Reflections on India
Updated: May 19, 2020
There are few countries that will overload your senses and pull at your heartstrings in quite the way India does. The colours, the food, the people, the architecture, the wildlife, the list is endless. A visit certainly teaches you a few life lessons, tests your patience and, for most, has you leaving lighter than when you arrived. I spent six weeks in India, travelling with a friend. We visited Assam, Kolkata, Nagpur and the infamous 'Golden Triangle' of Jaipur, Agra and Delhi.
A description of India is incomplete without mentioning the stares you receive. As a westerner, and additionally a female, you are stared at everywhere you go. Eyes follow you, men and women, young and old, ALWAYS. No offence is meant by this staring, you are just different, and in many areas the locals do not see many, if any, foreigners. During our stay in Assam we travelled off the beaten track and went for over two weeks without seeing another Westerner. Before long we got used to the stares, and, for the most part, smiled when the thousands of selfies were taken with us - If I had a dollar for every selfie taken with me I'd have left India with more money than when I arrived! On one occasion some local young men saw us on a bus. They boarded the bus just to have a photo with us, only to swiftly jump off again before the bus departed! On another occasion, at the Amber Fort, my sister who joined for a few weeks, was handed a strangers' infant and asked to smile for a photograph! At the Taj Mahal, Indian tourists took more photos of us than they did of the building! I could continue...
"India is raw. India is filthy. India is in your face" This was my journal entry half way through our stay. That was the day I saw a little girl of about 6, filthy, crying and completely alone. She lay sobbing on the floor of a busy train station. No one stopped, no one looked at her, they just stepped over her. I'll never forget that moment, it still haunts me to this day. This was one of the most difficult things about visiting India. To feel completely helpless to someone else’s suffering if an awful feeling. There is no escaping this side of India, the only thing you can take from it is an appreciation of how lucky you are. On what might seem like the darkest of days, India teaches you that most of your day to day life problems are in fact first world problems.
One of the draws to India for me was the prospect of seeing a tiger. India is rich with fauna, wild elephants, innumerable birds, one horned rhinos and an abundance of different species of deer. India's jungles are pristine, for all you know you could be in a scene from Kipling’s 'The Jungle Book'.
Being a wildlife enthusiast, and the sister of an architect, I have been criticised for having only a basic appreciation of buildings. That said, when I first saw the Taj Mahal I was completely blown away. It's elegance, beauty and grandeur are nothing short of breath taking; even for an architectural numpty like myself!
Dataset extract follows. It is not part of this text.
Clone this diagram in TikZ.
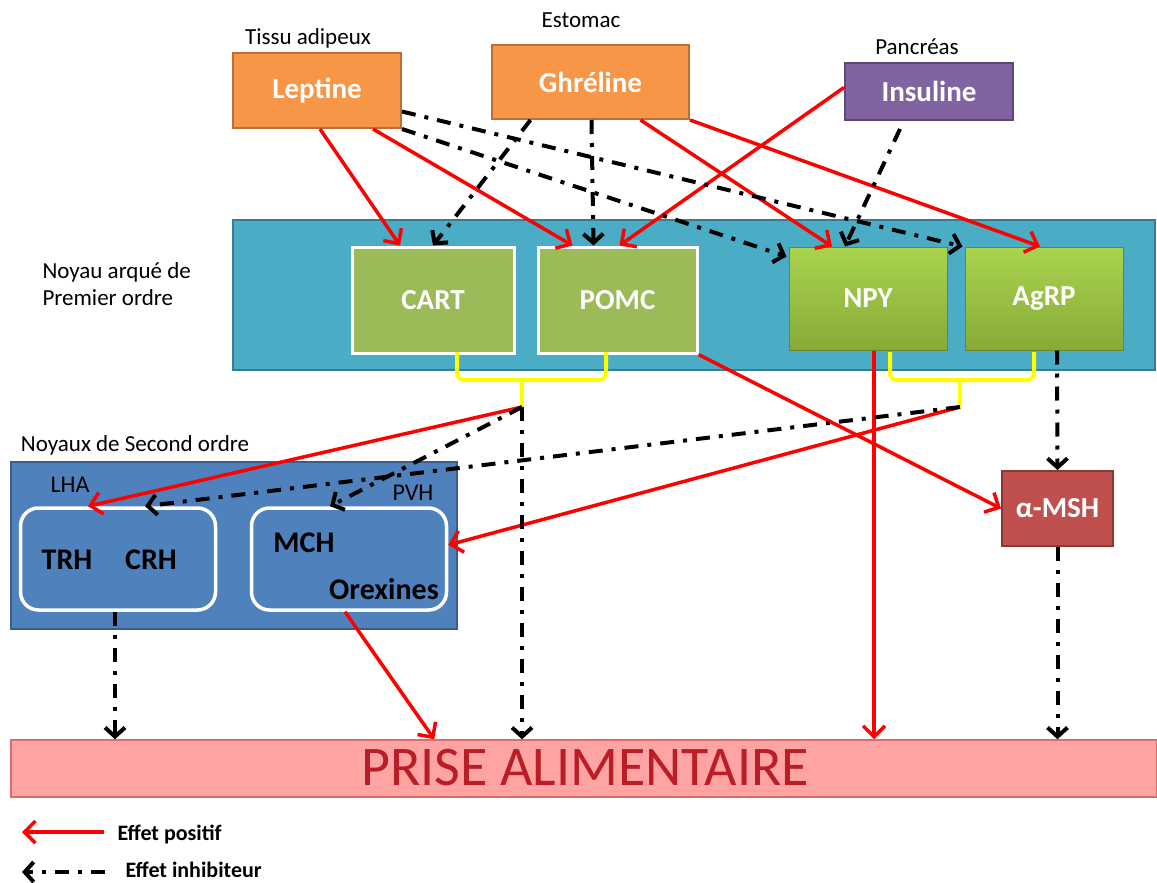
\documentclass[tikz,border=0pt]{standalone}
\usepackage{fontspec}
\setmainfont{Carlito}
\usetikzlibrary{arrows.meta, calc}
\definecolor{orangefill}{RGB}{247,150,70}
\definecolor{orangeline}{RGB}{190,110,50}
\definecolor{purplefill}{RGB}{128,100,162}
\definecolor{purpleline}{RGB}{92,71,118}
\definecolor{tealfill}{RGB}{75,172,198}
\definecolor{tealline}{RGB}{53,125,145}
\definecolor{greenfill}{RGB}{155,187,89}
\definecolor{npytop}{RGB}{170,212,78}
\definecolor{npybottom}{RGB}{135,170,55}
\definecolor{npyline}{RGB}{105,135,45}
\definecolor{bluefill}{RGB}{79,129,189}
\definecolor{blueline}{RGB}{56,93,138}
\definecolor{mshfill}{RGB}{192,80,77}
\definecolor{mshline}{RGB}{140,56,54}
\definecolor{prisefill}{RGB}{255,163,163}
\definecolor{priseline}{RGB}{217,110,110}
\definecolor{prisetext}{RGB}{185,30,38}
\definecolor{arrowred}{RGB}{255,0,0}
\definecolor{braceyellow}{RGB}{255,255,0}

\begin{document}
\begin{tikzpicture}[x=1pt, y=-1pt,
    every node/.style={font=\fontsize{23}{27}\selectfont},
    hormone/.style={rectangle, draw=#1line, fill=#1fill, line width=2pt, text=white, font=\fontsize{29}{34}\selectfont\bfseries},
    firstbox/.style={rectangle, draw=white, fill=greenfill, line width=3pt, text=white, font=\fontsize{29}{34}\selectfont\bfseries, minimum height=106pt},
    orexbox/.style={rectangle, draw=npyline, line width=1pt, top color=npytop, bottom color=npybottom, text=white, font=\fontsize{29}{34}\selectfont\bfseries, minimum width=158pt, minimum height=103pt},
    secondbox/.style={rectangle, draw=white, line width=3.5pt, rounded corners=18pt, minimum width=195pt, minimum height=102pt},
    peptide/.style={font=\fontsize{30}{34}\selectfont\bfseries},
    brace/.style={draw=braceyellow, line width=4pt, rounded corners=7pt},
    positive/.style={draw=arrowred, line width=3.5pt, -{Straight Barb[length=11pt, width=22pt]}},
    inhibit/.style={draw=black, line width=4pt, dash pattern=on 14pt off 9pt on 4pt off 9pt, -{Straight Barb[length=9pt, width=20pt]}}
]
\useasboundingbox (0,0) rectangle (1157,883);
\fill[white] (0,0) rectangle (1157,883);

% noyaux
\node[rectangle, draw=tealline, fill=tealfill, line width=2pt, minimum width=922pt, minimum height=150pt] (arque) at (694,295) {};
\node[anchor=west, align=left, font=\fontsize{23}{27}\selectfont] (arquelabel) at (39,284) {Noyau arqué de\\Premier ordre};
\node[rectangle, draw=blueline, fill=bluefill, line width=2pt, minimum width=446pt, minimum height=167pt] (second) at (234,545.5) {};
\node (secondlabel) at (135,445) {Noyaux de Second ordre};

\node[firstbox, minimum width=162pt] (cart) at (433,300) {CART};
\node[firstbox, minimum width=159pt] (pomc) at (617.5,300) {POMC};
\node[orexbox] (npy) at (868,298.5) {NPY};
\node[orexbox] (agrp) at (1044,298.5) {AgRP};

\node[secondbox] (lhabox) at (118,559) {};
\node[secondbox] (pvhbox) at (349,559) {};
\node[font=\fontsize{24}{28}\selectfont] (lha) at (70,485) {LHA};
\node[font=\fontsize{24}{28}\selectfont] (pvh) at (413,493) {PVH};
\node[peptide] (trh) at (67,560) {TRH};
\node[peptide] (crh) at (151,560) {CRH};
\node[peptide] (mch) at (304,543) {MCH};
\node[peptide] (orexines) at (384,589) {Orexines};

\node[hormone=msh, minimum width=111pt, minimum height=75pt] (amsh) at (1057.5,508.5) {α-MSH};

% hormones
\node[hormone=orange, minimum width=168pt, minimum height=75pt] (leptine) at (317,90.5) {Leptine};
\node[hormone=orange, minimum width=197pt, minimum height=74pt] (ghreline) at (590.5,82) {Ghréline};
\node[hormone=purple, minimum width=168pt, minimum height=57pt] (insuline) at (929,91.5) {Insuline};
\node (tissu) at (308,38) {Tissu adipeux};
\node (estomac) at (581,20) {Estomac};
\node (pancreas) at (917,47) {Pancréas};

% prise alimentaire
\node[rectangle, draw=priseline, fill=prisefill, line width=1.5pt, minimum width=1146pt, minimum height=57pt] (prise) at (584,768.5) {};
\node[text=prisetext, font=\fontsize{56}{64}\selectfont] (prisetitle) at (585,768) {PRISE ALIMENTAIRE};

% accolades
\draw[brace] (457,352) -- (457,380) -- (606,380) -- (606,352);
\draw[brace] (890,352) -- (890,380) -- (1034,380) -- (1034,352);
\draw[draw=braceyellow, line width=4pt] (522,380) -- (522,407) coordinate (bl);
\draw[draw=braceyellow, line width=4pt] (960,380) -- (960,407) coordinate (br);

% effets positifs
\draw[positive] ([xshift=3pt]leptine.south) -- ([xshift=-33pt]cart.north);
\draw[positive] ([xshift=56pt]leptine.south) -- ([xshift=-45pt]pomc.north);
\draw[positive] ([xshift=50pt]ghreline.south) -- ([xshift=-36pt]npy.north);
\draw[positive] (ghreline.south east) -- ([xshift=-4pt]agrp.north);
\draw[positive] ([yshift=4pt]insuline.west) -- ([xshift=2pt]pomc.north);
\draw[positive] (pomc.south east) -- (amsh.west);
\draw[positive] (bl) -- ([xshift=-30pt]lhabox.north);
\draw[positive] (br) -- ([yshift=14pt]pvhbox.east);
\draw[positive] ([xshift=6pt]npy.south) -- ([xshift=6pt]npy.south |- prise.north);
\draw[positive] ([xshift=-4pt]pvhbox.south) -- ($(prise.north west)+(424,0)$);

% effets inhibiteurs
\draw[inhibit] ([yshift=-21pt]leptine.east) -- ([xshift=-2pt]agrp.north west);
\draw[inhibit] (leptine.south east) -- ([xshift=-2pt, yshift=-10pt]npy.north west);
\draw[inhibit] ([xshift=-60pt]ghreline.south) -- (cart.north);
\draw[inhibit] ([xshift=1pt]ghreline.south) -- ([xshift=-24pt]pomc.north);
\draw[inhibit] ([xshift=-29pt, yshift=-8pt]insuline.south) -- ([xshift=-23pt]npy.north);
\draw[inhibit] (bl) -- ([xshift=-19pt]pvhbox.north);
\draw[inhibit] (br) -- ([xshift=27pt]lhabox.north);
\draw[inhibit] (bl) -- (bl |- prise.north);
\draw[inhibit] ([xshift=13pt]agrp.south) -- (amsh.north);
\draw[inhibit] (amsh.south) -- (amsh.south |- prise.north);
\draw[inhibit] ([xshift=-3pt]lhabox.south) -- ([xshift=-3pt]lhabox.south |- prise.north);

% legende
\node[anchor=west, font=\fontsize{22}{26}\selectfont\bfseries] (legpos) at (114,834) {Effet positif};
\node[anchor=west, font=\fontsize{22}{26}\selectfont\bfseries] (leginh) at (122,870) {Effet inhibiteur};
\draw[positive] ([xshift=-10pt, yshift=2pt]legpos.west) -- ++(-82,0);
\draw[inhibit] ([xshift=-17pt, yshift=-2pt]leginh.west) -- ++(-83,0);
\end{tikzpicture}
\end{document}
Not once during my time in India did I feel threatened or in danger. We travelled on pubic busses and trains, wandered the back streets of cities during all hours and never once did I feel unsafe. The locals that we spent time with were welcoming, friendly and generous. A shopkeeper was so fascinated by us that he insisted we sit down and eat his home cooked cake with him.
A reflection on India would be incomplete without mentioning Delhi belly! Everyone gets it they said, what they didn't say is that I'd somehow acquire four intestinal bugs, lose 10kg in two weeks and then be hospitalised for a week! I only drank bottled water, brushed my teeth with bottled water, became a vegetarian for the duration of my stay, and only ate cooked food. It seems Delhi belly is a right of passage whilst visiting India - I wish any prospective travellers the best of luck!
A first time trip to India is certainly a bit of a shock to your system (in more ways than one). My advice - embrace it and immerse yourself in the culture. By this I do not mean you need to start wearing a sari and going barefoot. Instead, be open to the experiences, take a deep breath and enjoy what India has to offer. You will leave having learnt a thing or two about yourself and the world.